Caricature de Fred Passy, parue dans Le Mardi Gras, 1907

Les lauréats des prix Nobel scientifiques et philanthropiques, décernés cette semaine, ont été assaillis par les journalistes. En 1901, lors de la première cérémonie du genre, la scène était la même, comme le décrit cet article du journal La Presse du 14 décembre. Mais tous les récipiendaires n’ont pas joué le jeu.

 

La Suède couronne les gloires du monde. Un Suisse et deux Français viennent de se voir décerner le prix Nobel.

Qu’est-ce donc que le prix Nobel ? La réunion de deux choses qui n’ont guère coutume de se trouver ensemble : beaucoup d’argent et beaucoup d’honneur. Le fondateur, Nobel, était, comme on sait, un industriel suédois 55 fois millionnaire. Il voulut, en mourant, que sa grande fortune servît à encourager d’utiles découvertes et à récompenser de nobles œuvres.

Sur les cinq prix qu’il établit, trois durent être attribués aux sciences : physique, chimie, physiologie ; un à la littérature idéaliste, ce qui est bien près de dire la poésie et le cinquième à la philanthropie. Remarquons et admirons que l’idéalisme soit précisément soutenu et honoré par un industriel et qu’un fabricant de dynamite spécifie en son testament vouloir seconder l’œuvre de la fraternité des peuples et de la paix universelle.

L’Académie de Stockholm pour la littérature, les cinq élus du Storthing norvégien pour la philanthropie, ont d’abord désigné leurs lauréats : MM. Sully-Prudhomme, Fred Passy et Henry Dunant.

Fred Passy, c’est : « la Paix ». Il en fut l’apôtre avant 70. Depuis, il en est le revendicateur. Infatigable, ardent, convaincu, il a, le premier, prononcé les mots de désarmement universel. Ligues, revues, congrès et conférences pacifiques se réclament de son nom, se nourrissent de sa parole et se parent de sa plume. Il combat la guerre avec une persévérance digne du prix Nobel, digne aussi d’être associée à la grande œuvre de pitié de M. Henry Dunant dans le partage de la récompense. L’inspirateur de l’Association de secours aux blessés la Croix-Rouge a consacré sa vie à l’humanité…, qui s’en souvient à la longue. Pour le philanthrope genevois, la justice est venue de Stockholm à l’heure où, fort de sa conscience et de ses épreuves, il ne l’attendait peut-être plus.

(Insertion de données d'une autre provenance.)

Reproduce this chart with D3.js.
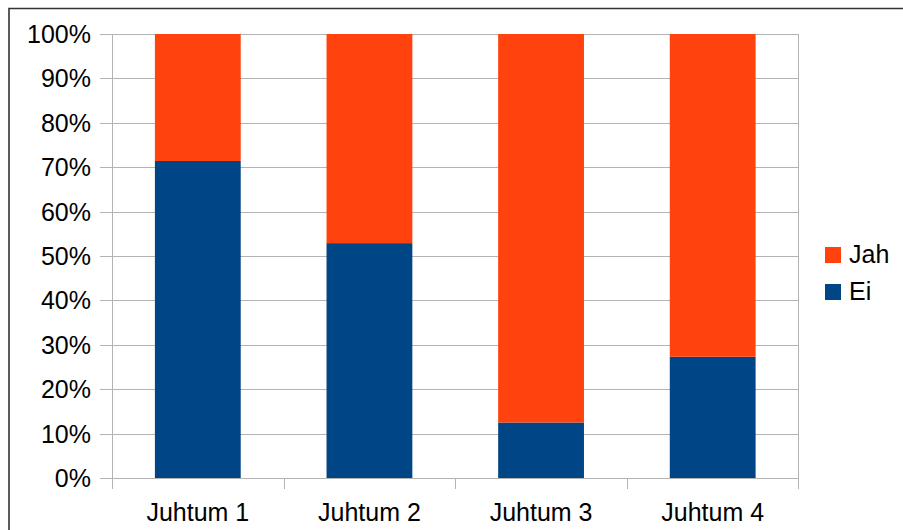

Mais si M. Fred Passy veut la paix pour le monde, il entend qu’on la lui laisse à lui-même. Réfractaire à l’interview autant qu’enclin à la circulaire, il se sert se l’une pour se débarrasser de l’autre. Les reporters, mis en campagne par la grosse actualité des prix Nobel, n’ont pu obtenir de lui qu’un document officiel où poliment, mais fermement, on leur déclarait que, n’ayant rien à leur dire, ou ne les recevrait point. Les éclaireurs de l’information se sont repliés en foule chez Sully-Prudhomme. Là, ils ont été reçus presque accueillis, quoi qu’on leur fît parfois entendre que tout cela était bien fatigant. Le poète lauréat de l’Académie suédoise, convalescent et doux, plaintif et gémissant leur parut plus que jamais répondre à cette dénomination qui l’enrage : l’auteur du « Vase brisé ». Et parmi tous les écrivains du monde comme ayant fait l’œuvre littéraire la plus belle et la plus idéaliste, il prouve que son âme est conforme à son œuvre : en recevant le prix Nobel, il se déclare touché de l’honneur, mais effrayé de l’argent. Et cet argent, tout de suite il le donna ; il le voue aux jeunes poètes trop pauvres pour se faire imprimer. Avec l’esprit d’ordre et de méthode qui dirige et compose tout ce qu’il écrit ou imagine, le maître établit que les manuscrits, non signés, seront examinés, par un jury qui retiendra les meilleurs et les publiera à ses frais. Que les jeunes poètes espèrent ! En général, les récompenses officielles, avec un tact merveilleux, tombent aux protégés officiels. L’anonymat toujours exigé n’a jamais de surprises ; il a de fatales rencontres, mais de révélations, point. On attend, pour cela, les concours Sully-Prudhomme.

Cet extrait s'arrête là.